-------- Source data
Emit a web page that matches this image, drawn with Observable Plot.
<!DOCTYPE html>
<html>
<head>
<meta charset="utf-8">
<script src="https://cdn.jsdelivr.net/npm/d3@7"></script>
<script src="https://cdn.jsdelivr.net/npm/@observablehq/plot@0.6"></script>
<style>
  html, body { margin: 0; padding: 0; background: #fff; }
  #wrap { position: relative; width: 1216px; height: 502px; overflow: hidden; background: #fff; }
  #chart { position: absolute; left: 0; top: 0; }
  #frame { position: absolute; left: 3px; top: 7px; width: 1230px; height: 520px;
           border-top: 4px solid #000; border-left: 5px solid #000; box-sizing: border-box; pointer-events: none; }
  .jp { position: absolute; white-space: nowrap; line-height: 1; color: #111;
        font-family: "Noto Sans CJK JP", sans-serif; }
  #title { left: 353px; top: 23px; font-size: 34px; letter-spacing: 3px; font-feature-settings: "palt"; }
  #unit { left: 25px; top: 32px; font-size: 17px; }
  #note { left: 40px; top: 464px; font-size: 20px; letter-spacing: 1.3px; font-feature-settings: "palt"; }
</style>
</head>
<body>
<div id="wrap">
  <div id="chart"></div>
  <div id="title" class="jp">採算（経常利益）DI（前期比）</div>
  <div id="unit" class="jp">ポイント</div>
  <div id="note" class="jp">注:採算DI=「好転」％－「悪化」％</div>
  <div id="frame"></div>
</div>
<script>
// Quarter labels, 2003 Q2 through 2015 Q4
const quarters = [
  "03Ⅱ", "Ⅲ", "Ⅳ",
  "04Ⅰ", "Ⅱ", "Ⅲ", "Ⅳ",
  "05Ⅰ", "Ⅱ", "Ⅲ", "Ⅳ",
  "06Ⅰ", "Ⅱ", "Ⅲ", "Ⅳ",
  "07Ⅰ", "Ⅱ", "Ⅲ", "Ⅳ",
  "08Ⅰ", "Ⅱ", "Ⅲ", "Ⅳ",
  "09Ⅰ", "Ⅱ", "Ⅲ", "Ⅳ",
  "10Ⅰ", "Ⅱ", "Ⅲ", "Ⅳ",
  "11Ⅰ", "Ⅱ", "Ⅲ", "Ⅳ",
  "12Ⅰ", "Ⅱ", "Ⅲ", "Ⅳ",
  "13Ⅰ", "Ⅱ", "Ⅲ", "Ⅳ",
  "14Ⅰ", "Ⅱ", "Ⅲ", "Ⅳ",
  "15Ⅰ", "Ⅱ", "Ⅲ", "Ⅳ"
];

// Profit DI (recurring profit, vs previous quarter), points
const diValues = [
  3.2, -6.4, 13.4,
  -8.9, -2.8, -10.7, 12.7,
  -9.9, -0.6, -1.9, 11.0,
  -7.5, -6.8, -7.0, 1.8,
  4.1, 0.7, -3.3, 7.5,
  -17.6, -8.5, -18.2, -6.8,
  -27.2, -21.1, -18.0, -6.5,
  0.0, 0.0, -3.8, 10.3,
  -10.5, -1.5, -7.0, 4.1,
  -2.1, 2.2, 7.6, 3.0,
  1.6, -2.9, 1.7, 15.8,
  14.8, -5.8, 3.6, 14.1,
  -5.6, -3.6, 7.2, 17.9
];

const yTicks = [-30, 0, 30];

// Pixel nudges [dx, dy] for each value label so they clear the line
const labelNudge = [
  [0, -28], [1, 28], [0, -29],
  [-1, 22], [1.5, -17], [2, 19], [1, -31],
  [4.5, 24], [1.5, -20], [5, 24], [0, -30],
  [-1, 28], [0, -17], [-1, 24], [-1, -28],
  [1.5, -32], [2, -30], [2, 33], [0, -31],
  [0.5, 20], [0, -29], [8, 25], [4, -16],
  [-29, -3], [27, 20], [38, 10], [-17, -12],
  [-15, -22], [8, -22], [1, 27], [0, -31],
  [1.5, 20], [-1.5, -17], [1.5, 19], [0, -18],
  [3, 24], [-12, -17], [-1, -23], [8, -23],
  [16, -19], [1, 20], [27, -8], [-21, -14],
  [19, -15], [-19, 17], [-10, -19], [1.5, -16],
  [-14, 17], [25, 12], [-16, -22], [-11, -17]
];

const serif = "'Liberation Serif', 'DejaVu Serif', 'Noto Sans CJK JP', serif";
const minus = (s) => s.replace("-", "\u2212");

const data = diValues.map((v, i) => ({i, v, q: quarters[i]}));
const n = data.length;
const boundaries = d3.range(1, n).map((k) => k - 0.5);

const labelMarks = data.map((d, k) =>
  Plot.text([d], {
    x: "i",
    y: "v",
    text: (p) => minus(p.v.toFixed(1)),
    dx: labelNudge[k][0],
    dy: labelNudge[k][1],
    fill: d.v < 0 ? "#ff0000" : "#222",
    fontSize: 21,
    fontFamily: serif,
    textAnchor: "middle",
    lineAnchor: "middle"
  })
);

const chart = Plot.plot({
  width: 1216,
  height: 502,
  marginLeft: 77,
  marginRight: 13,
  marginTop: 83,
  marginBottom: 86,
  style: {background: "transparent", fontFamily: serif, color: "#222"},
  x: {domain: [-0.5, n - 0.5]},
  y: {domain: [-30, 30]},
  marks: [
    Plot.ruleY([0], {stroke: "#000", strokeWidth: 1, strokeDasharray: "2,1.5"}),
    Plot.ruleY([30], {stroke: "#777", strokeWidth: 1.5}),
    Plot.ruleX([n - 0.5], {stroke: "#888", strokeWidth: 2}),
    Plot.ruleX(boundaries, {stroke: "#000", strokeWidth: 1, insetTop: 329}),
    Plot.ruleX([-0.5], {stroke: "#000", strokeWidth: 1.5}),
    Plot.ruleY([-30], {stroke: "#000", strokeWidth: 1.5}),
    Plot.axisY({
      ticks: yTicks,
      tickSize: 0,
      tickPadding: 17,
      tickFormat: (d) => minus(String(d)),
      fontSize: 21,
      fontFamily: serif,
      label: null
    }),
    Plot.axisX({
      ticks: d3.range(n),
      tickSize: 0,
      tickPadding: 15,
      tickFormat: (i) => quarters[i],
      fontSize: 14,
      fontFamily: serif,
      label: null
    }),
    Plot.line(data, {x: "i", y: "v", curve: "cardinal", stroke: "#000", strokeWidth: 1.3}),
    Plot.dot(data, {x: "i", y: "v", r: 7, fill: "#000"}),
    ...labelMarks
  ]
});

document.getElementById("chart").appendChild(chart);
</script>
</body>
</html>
----------------
* [Short task]: Give every line of the material again, exactly as it reads.

* [Solution]:
Emit a web page that matches this image, drawn with Observable Plot.
<!DOCTYPE html>
<html>
<head>
<meta charset="utf-8">
<script src="https://cdn.jsdelivr.net/npm/d3@7"></script>
<script src="https://cdn.jsdelivr.net/npm/@observablehq/plot@0.6"></script>
<style>
  html, body { margin: 0; padding: 0; background: #fff; }
  #wrap { position: relative; width: 1216px; height: 502px; overflow: hidden; background: #fff; }
  #chart { position: absolute; left: 0; top: 0; }
  #frame { position: absolute; left: 3px; top: 7px; width: 1230px; height: 520px;
           border-top: 4px solid #000; border-left: 5px solid #000; box-sizing: border-box; pointer-events: none; }
  .jp { position: absolute; white-space: nowrap; line-height: 1; color: #111;
        font-family: "Noto Sans CJK JP", sans-serif; }
  #title { left: 353px; top: 23px; font-size: 34px; letter-spacing: 3px; font-feature-settings: "palt"; }
  #unit { left: 25px; top: 32px; font-size: 17px; }
  #note { left: 40px; top: 464px; font-size: 20px; letter-spacing: 1.3px; font-feature-settings: "palt"; }
</style>
</head>
<body>
<div id="wrap">
  <div id="chart"></div>
  <div id="title" class="jp">採算（経常利益）DI（前期比）</div>
  <div id="unit" class="jp">ポイント</div>
  <div id="note" class="jp">注:採算DI=「好転」％－「悪化」％</div>
  <div id="frame"></div>
</div>
<script>
// Quarter labels, 2003 Q2 through 2015 Q4
const quarters = [
  "03Ⅱ", "Ⅲ", "Ⅳ",
  "04Ⅰ", "Ⅱ", "Ⅲ", "Ⅳ",
  "05Ⅰ", "Ⅱ", "Ⅲ", "Ⅳ",
  "06Ⅰ", "Ⅱ", "Ⅲ", "Ⅳ",
  "07Ⅰ", "Ⅱ", "Ⅲ", "Ⅳ",
  "08Ⅰ", "Ⅱ", "Ⅲ", "Ⅳ",
  "09Ⅰ", "Ⅱ", "Ⅲ", "Ⅳ",
  "10Ⅰ", "Ⅱ", "Ⅲ", "Ⅳ",
  "11Ⅰ", "Ⅱ", "Ⅲ", "Ⅳ",
  "12Ⅰ", "Ⅱ", "Ⅲ", "Ⅳ",
  "13Ⅰ", "Ⅱ", "Ⅲ", "Ⅳ",
  "14Ⅰ", "Ⅱ", "Ⅲ", "Ⅳ",
  "15Ⅰ", "Ⅱ", "Ⅲ", "Ⅳ"
];

// Profit DI (recurring profit, vs previous quarter), points
const diValues = [
  3.2, -6.4, 13.4,
  -8.9, -2.8, -10.7, 12.7,
  -9.9, -0.6, -1.9, 11.0,
  -7.5, -6.8, -7.0, 1.8,
  4.1, 0.7, -3.3, 7.5,
  -17.6, -8.5, -18.2, -6.8,
  -27.2, -21.1, -18.0, -6.5,
  0.0, 0.0, -3.8, 10.3,
  -10.5, -1.5, -7.0, 4.1,
  -2.1, 2.2, 7.6, 3.0,
  1.6, -2.9, 1.7, 15.8,
  14.8, -5.8, 3.6, 14.1,
  -5.6, -3.6, 7.2, 17.9
];

const yTicks = [-30, 0, 30];

// Pixel nudges [dx, dy] for each value label so they clear the line
const labelNudge = [
  [0, -28], [1, 28], [0, -29],
  [-1, 22], [1.5, -17], [2, 19], [1, -31],
  [4.5, 24], [1.5, -20], [5, 24], [0, -30],
  [-1, 28], [0, -17], [-1, 24], [-1, -28],
  [1.5, -32], [2, -30], [2, 33], [0, -31],
  [0.5, 20], [0, -29], [8, 25], [4, -16],
  [-29, -3], [27, 20], [38, 10], [-17, -12],
  [-15, -22], [8, -22], [1, 27], [0, -31],
  [1.5, 20], [-1.5, -17], [1.5, 19], [0, -18],
  [3, 24], [-12, -17], [-1, -23], [8, -23],
  [16, -19], [1, 20], [27, -8], [-21, -14],
  [19, -15], [-19, 17], [-10, -19], [1.5, -16],
  [-14, 17], [25, 12], [-16, -22], [-11, -17]
];

const serif = "'Liberation Serif', 'DejaVu Serif', 'Noto Sans CJK JP', serif";
const minus = (s) => s.replace("-", "\u2212");

const data = diValues.map((v, i) => ({i, v, q: quarters[i]}));
const n = data.length;
const boundaries = d3.range(1, n).map((k) => k - 0.5);

const labelMarks = data.map((d, k) =>
  Plot.text([d], {
    x: "i",
    y: "v",
    text: (p) => minus(p.v.toFixed(1)),
    dx: labelNudge[k][0],
    dy: labelNudge[k][1],
    fill: d.v < 0 ? "#ff0000" : "#222",
    fontSize: 21,
    fontFamily: serif,
    textAnchor: "middle",
    lineAnchor: "middle"
  })
);

const chart = Plot.plot({
  width: 1216,
  height: 502,
  marginLeft: 77,
  marginRight: 13,
  marginTop: 83,
  marginBottom: 86,
  style: {background: "transparent", fontFamily: serif, color: "#222"},
  x: {domain: [-0.5, n - 0.5]},
  y: {domain: [-30, 30]},
  marks: [
    Plot.ruleY([0], {stroke: "#000", strokeWidth: 1, strokeDasharray: "2,1.5"}),
    Plot.ruleY([30], {stroke: "#777", strokeWidth: 1.5}),
    Plot.ruleX([n - 0.5], {stroke: "#888", strokeWidth: 2}),
    Plot.ruleX(boundaries, {stroke: "#000", strokeWidth: 1, insetTop: 329}),
    Plot.ruleX([-0.5], {stroke: "#000", strokeWidth: 1.5}),
    Plot.ruleY([-30], {stroke: "#000", strokeWidth: 1.5}),
    Plot.axisY({
      ticks: yTicks,
      tickSize: 0,
      tickPadding: 17,
      tickFormat: (d) => minus(String(d)),
      fontSize: 21,
      fontFamily: serif,
      label: null
    }),
    Plot.axisX({
      ticks: d3.range(n),
      tickSize: 0,
      tickPadding: 15,
      tickFormat: (i) => quarters[i],
      fontSize: 14,
      fontFamily: serif,
      label: null
    }),
    Plot.line(data, {x: "i", y: "v", curve: "cardinal", stroke: "#000", strokeWidth: 1.3}),
    Plot.dot(data, {x: "i", y: "v", r: 7, fill: "#000"}),
    ...labelMarks
  ]
});

document.getElementById("chart").appendChild(chart);
</script>
</body>
</html>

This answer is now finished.